As Susan Sontag said about Beckett's work,
"Beckett is dealing with emotions, however abstractly, and there is a progress from one emotion to the next that feels inevitable. Not only are his plays narrative but, as Joe Chaikin once observed, Beckett has actually discovered a new dramatic subject. Normally people on stage reflect on the macrostructure of action. What am I going to do this year? Tomorrow? Tonight? They ask: Am I going mad? Will I ever get to Moscow? Should I leave my husband? Do I have to murder my Uncle? My Mother? These are the sorts of large projects that have traditionally concerned a play’s leading characters. Beckett is the first writer to dramatize the microstructure of action. What am I going to do one minute from now? In the next second? Weep? Take out my comb? Stand-up? Sigh? Sit? Be silent? Tell a joke? Understand something? His plays are built on reflections leading to decisions, which imparts to his dramas a real narrative push."

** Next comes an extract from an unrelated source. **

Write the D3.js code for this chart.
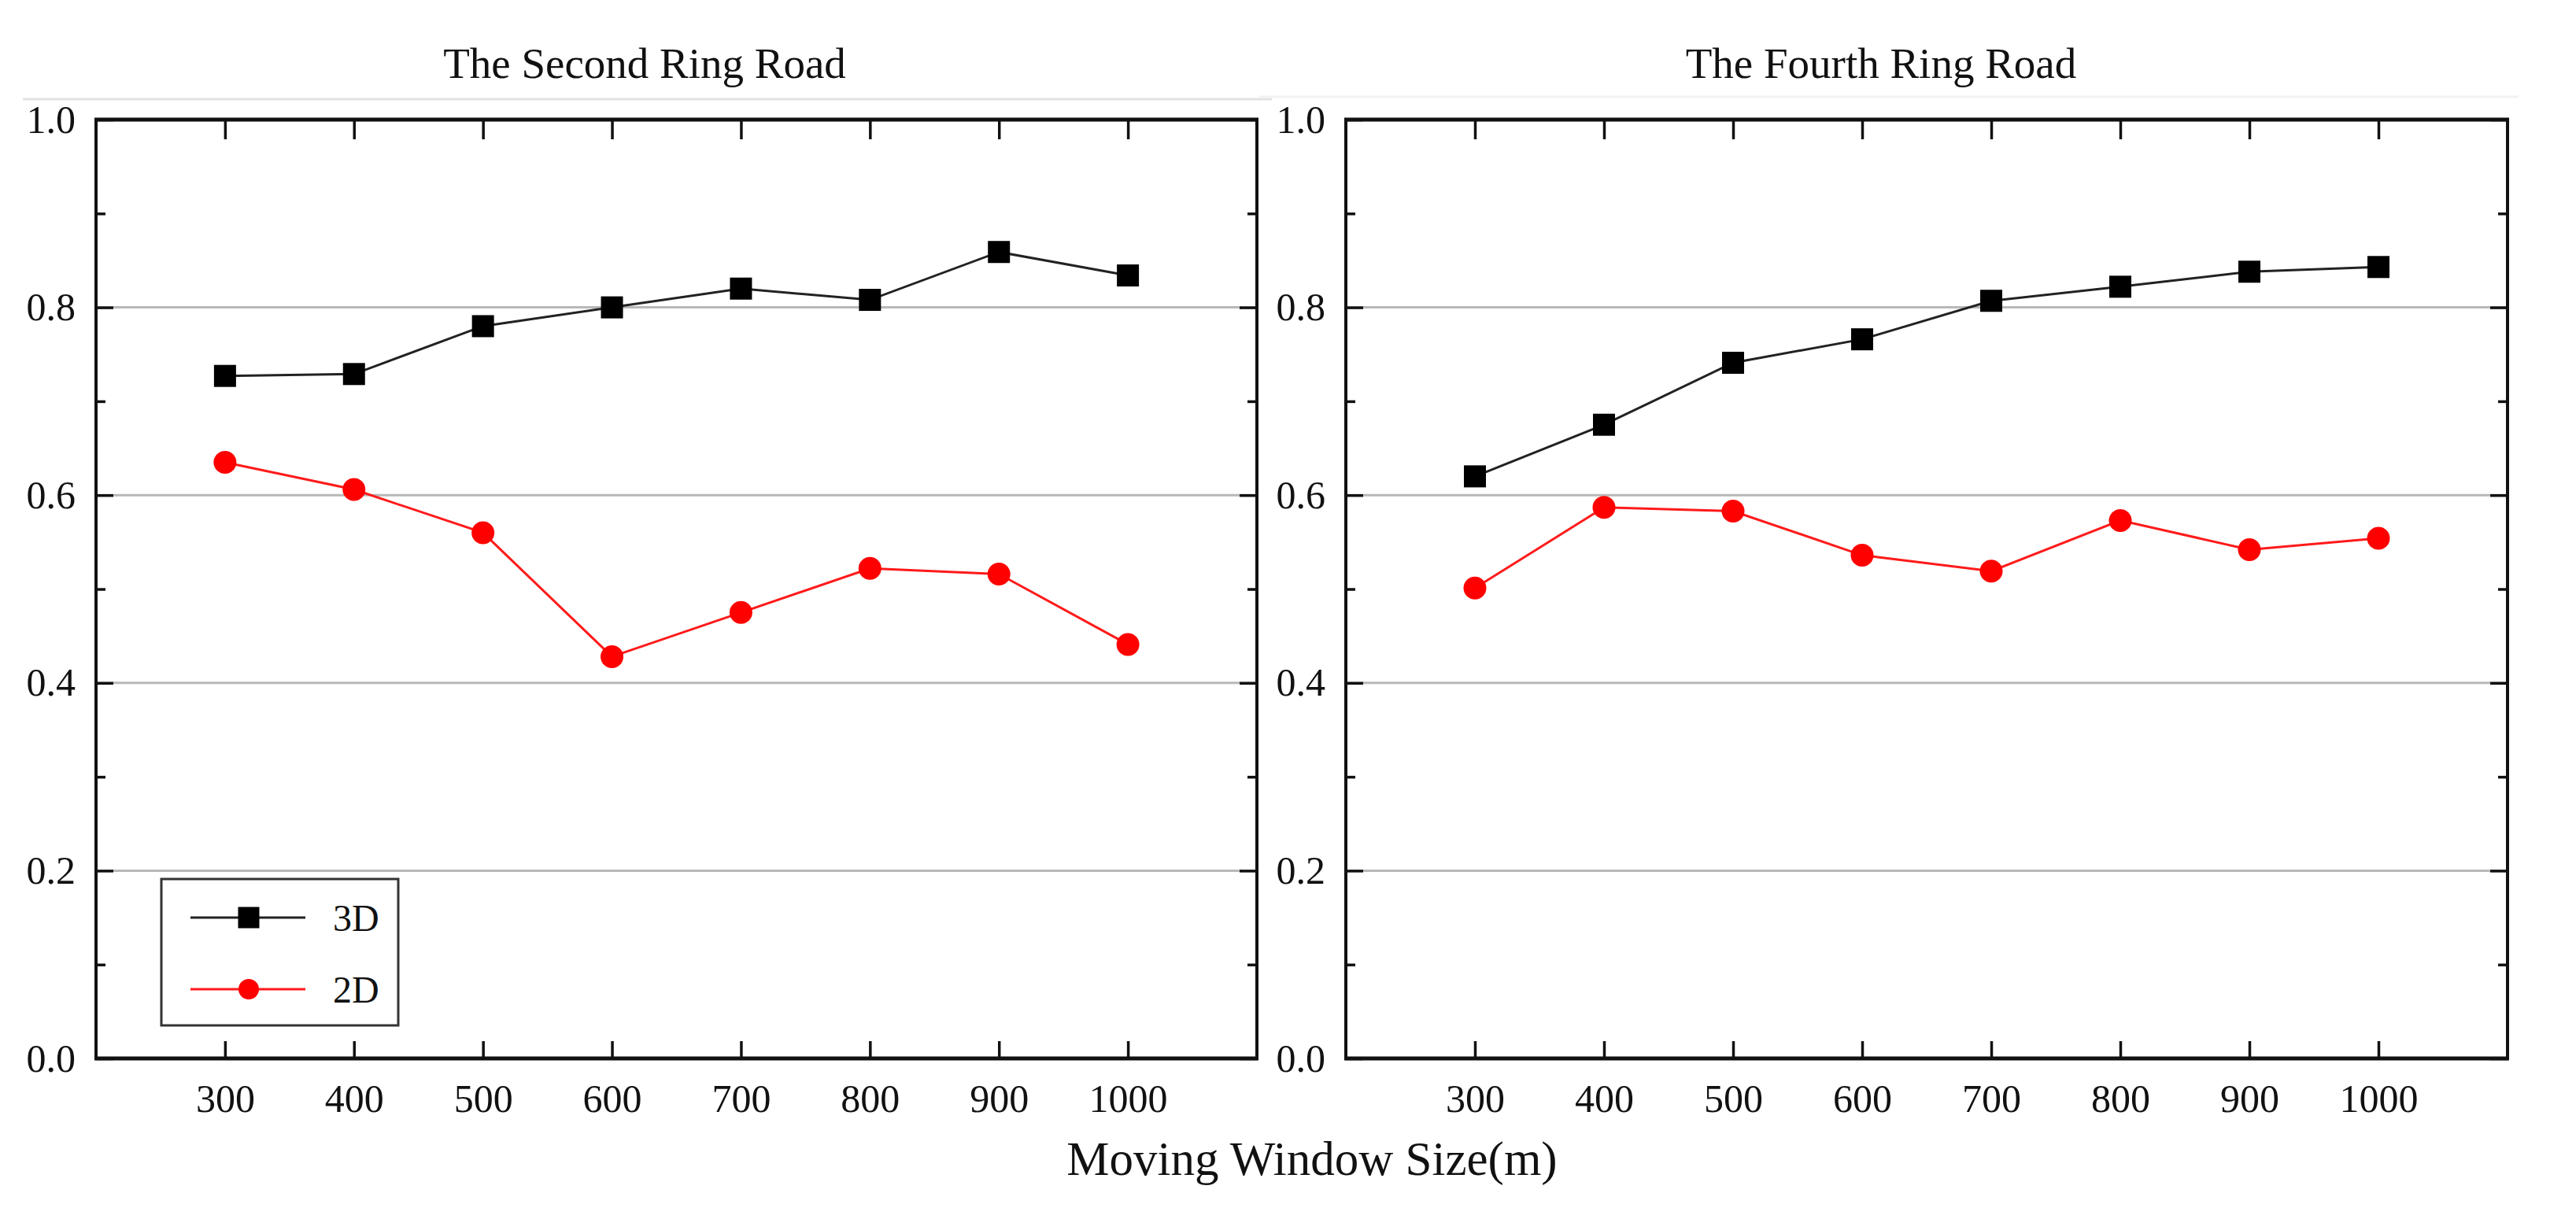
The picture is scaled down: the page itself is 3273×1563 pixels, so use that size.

So focused was he on this so-called "microstructure" that his shortest play featured a single breath. Reading his plays is difficult, not because of the writing style, but because of the taste they leave behind. Different people, different lives, existing. Existing, not living. And being baffled by this continued existence.
"Don't let's do anything. It's safer." - Estragon in Waiting for Godot
In other news, I love Humans of New York (HONY). Best thing on Facebook, and so reassuring to see such positive comments. It always brightens up my day, or brings tears to my eyes, or makes me smile. How humbling and beautiful it must be to meet and talk to so many amazing, unique people every day, and hear their stories, and share something that moves so many, and hear them say that. By the thousand.
In the words of one of the people featured on HONY today: "I feel stuck."